-- start --
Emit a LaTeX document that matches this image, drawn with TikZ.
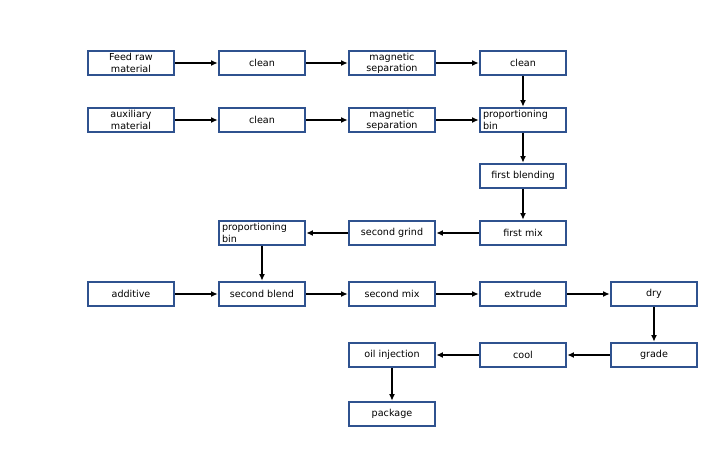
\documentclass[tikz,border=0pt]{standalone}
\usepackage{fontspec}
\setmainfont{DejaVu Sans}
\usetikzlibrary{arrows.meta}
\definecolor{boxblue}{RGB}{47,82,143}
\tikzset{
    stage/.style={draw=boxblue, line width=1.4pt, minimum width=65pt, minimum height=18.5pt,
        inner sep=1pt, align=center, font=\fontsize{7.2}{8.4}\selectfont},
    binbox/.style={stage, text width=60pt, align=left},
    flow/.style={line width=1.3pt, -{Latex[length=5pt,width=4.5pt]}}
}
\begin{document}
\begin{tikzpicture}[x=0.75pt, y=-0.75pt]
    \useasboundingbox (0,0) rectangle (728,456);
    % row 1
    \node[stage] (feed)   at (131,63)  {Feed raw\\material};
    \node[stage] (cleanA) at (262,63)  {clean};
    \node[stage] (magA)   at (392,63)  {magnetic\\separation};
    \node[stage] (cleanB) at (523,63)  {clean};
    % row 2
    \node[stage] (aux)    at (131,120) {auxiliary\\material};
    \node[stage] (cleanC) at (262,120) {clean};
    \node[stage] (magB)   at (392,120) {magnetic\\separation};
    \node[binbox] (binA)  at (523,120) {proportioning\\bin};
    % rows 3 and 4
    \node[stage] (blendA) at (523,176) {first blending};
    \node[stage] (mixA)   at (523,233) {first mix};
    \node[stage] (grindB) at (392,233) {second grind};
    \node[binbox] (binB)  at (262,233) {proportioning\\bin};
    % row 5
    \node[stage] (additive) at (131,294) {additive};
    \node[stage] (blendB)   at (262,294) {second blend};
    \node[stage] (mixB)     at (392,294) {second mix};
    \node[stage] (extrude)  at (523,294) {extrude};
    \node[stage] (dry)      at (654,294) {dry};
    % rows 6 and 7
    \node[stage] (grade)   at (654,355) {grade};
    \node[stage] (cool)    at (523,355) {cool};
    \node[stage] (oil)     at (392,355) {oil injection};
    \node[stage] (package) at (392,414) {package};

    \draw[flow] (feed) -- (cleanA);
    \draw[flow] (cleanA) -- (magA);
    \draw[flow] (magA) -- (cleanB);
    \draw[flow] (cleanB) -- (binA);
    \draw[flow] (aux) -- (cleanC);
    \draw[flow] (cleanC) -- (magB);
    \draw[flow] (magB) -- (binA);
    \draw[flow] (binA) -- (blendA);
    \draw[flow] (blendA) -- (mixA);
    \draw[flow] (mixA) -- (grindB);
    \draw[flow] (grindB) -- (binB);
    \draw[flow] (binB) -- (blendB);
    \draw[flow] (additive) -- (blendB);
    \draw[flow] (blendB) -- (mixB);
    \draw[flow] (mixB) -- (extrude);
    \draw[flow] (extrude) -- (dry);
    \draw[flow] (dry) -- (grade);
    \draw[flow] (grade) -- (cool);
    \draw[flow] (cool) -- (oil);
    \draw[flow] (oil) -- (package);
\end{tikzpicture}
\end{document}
-- end --
-- start --
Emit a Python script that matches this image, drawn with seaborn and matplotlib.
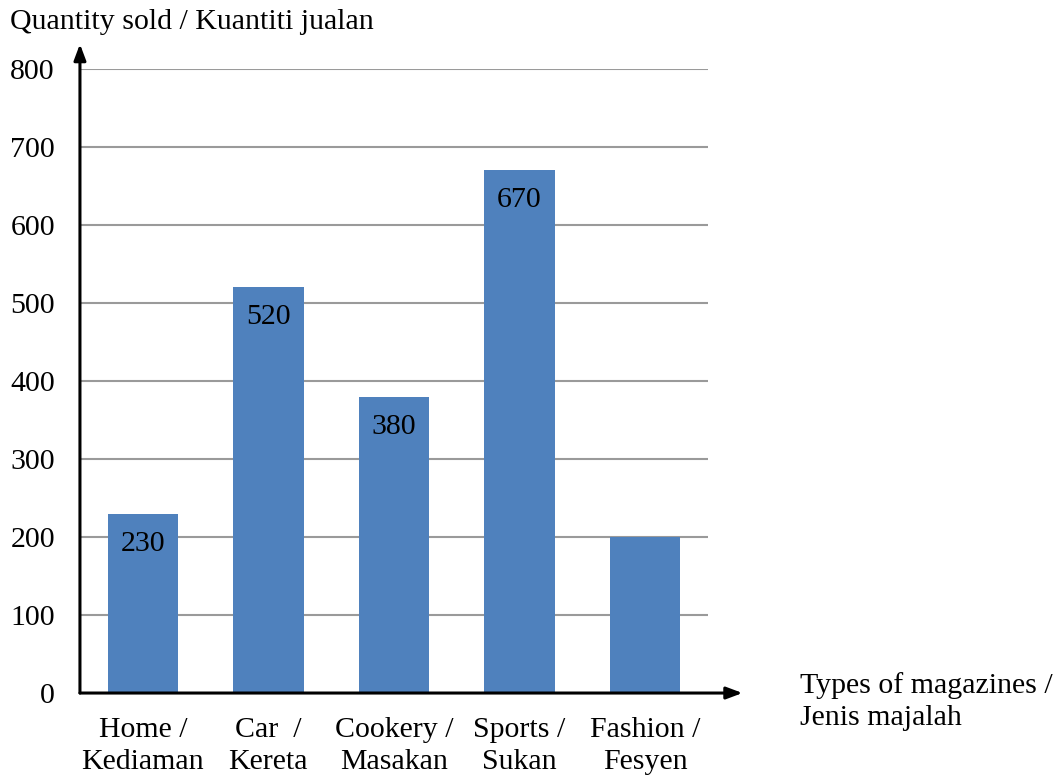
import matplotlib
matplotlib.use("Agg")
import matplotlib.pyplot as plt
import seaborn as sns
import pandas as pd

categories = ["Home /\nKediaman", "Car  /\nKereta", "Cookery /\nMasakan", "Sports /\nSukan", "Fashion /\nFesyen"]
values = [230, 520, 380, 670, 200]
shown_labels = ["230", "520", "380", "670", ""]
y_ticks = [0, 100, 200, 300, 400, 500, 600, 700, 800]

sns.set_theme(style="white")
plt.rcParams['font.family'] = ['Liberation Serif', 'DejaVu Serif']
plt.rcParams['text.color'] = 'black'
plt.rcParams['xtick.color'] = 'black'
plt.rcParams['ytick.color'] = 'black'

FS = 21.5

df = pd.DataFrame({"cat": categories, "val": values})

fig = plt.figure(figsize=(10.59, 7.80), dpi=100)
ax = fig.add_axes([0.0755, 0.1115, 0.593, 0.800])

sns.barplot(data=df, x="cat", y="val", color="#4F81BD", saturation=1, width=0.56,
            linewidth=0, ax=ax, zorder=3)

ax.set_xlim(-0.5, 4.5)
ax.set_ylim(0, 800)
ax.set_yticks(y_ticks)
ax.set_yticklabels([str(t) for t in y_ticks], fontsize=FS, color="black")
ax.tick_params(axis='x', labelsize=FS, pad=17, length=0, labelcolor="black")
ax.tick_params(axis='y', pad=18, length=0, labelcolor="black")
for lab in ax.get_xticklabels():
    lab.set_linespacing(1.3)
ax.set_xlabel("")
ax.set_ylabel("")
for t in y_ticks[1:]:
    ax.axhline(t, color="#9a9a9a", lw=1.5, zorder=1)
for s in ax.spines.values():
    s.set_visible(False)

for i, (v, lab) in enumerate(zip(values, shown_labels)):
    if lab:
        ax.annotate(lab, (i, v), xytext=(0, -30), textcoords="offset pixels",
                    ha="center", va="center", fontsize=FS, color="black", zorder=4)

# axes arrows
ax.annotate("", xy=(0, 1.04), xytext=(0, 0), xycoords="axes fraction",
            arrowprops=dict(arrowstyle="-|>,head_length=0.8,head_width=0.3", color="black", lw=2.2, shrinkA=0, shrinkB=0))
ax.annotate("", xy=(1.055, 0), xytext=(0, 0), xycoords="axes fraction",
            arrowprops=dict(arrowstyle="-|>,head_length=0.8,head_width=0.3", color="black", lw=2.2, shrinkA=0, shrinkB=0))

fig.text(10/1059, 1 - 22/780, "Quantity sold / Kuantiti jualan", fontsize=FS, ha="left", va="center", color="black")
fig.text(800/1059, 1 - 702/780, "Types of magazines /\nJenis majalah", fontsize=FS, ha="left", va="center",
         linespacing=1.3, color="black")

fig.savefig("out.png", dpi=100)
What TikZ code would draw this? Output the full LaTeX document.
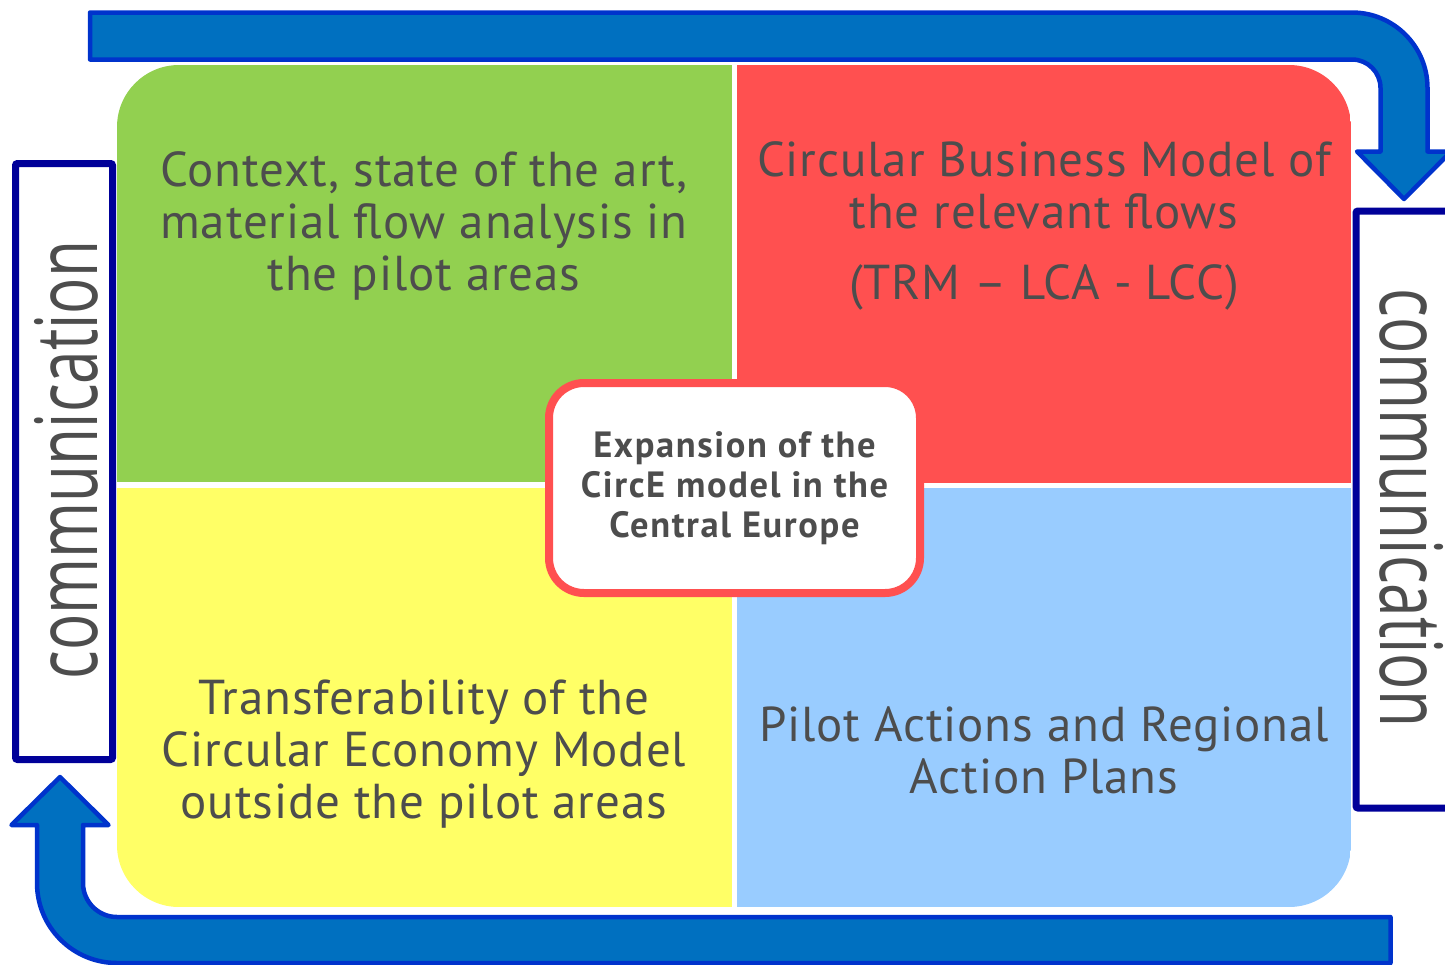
-- end --
## Set exercise
Write out every line of the entries that holds the word "matches".

## Written response
Emit a LaTeX document that matches this image, drawn with TikZ.
Emit a Python script that matches this image, drawn with seaborn and matplotlib.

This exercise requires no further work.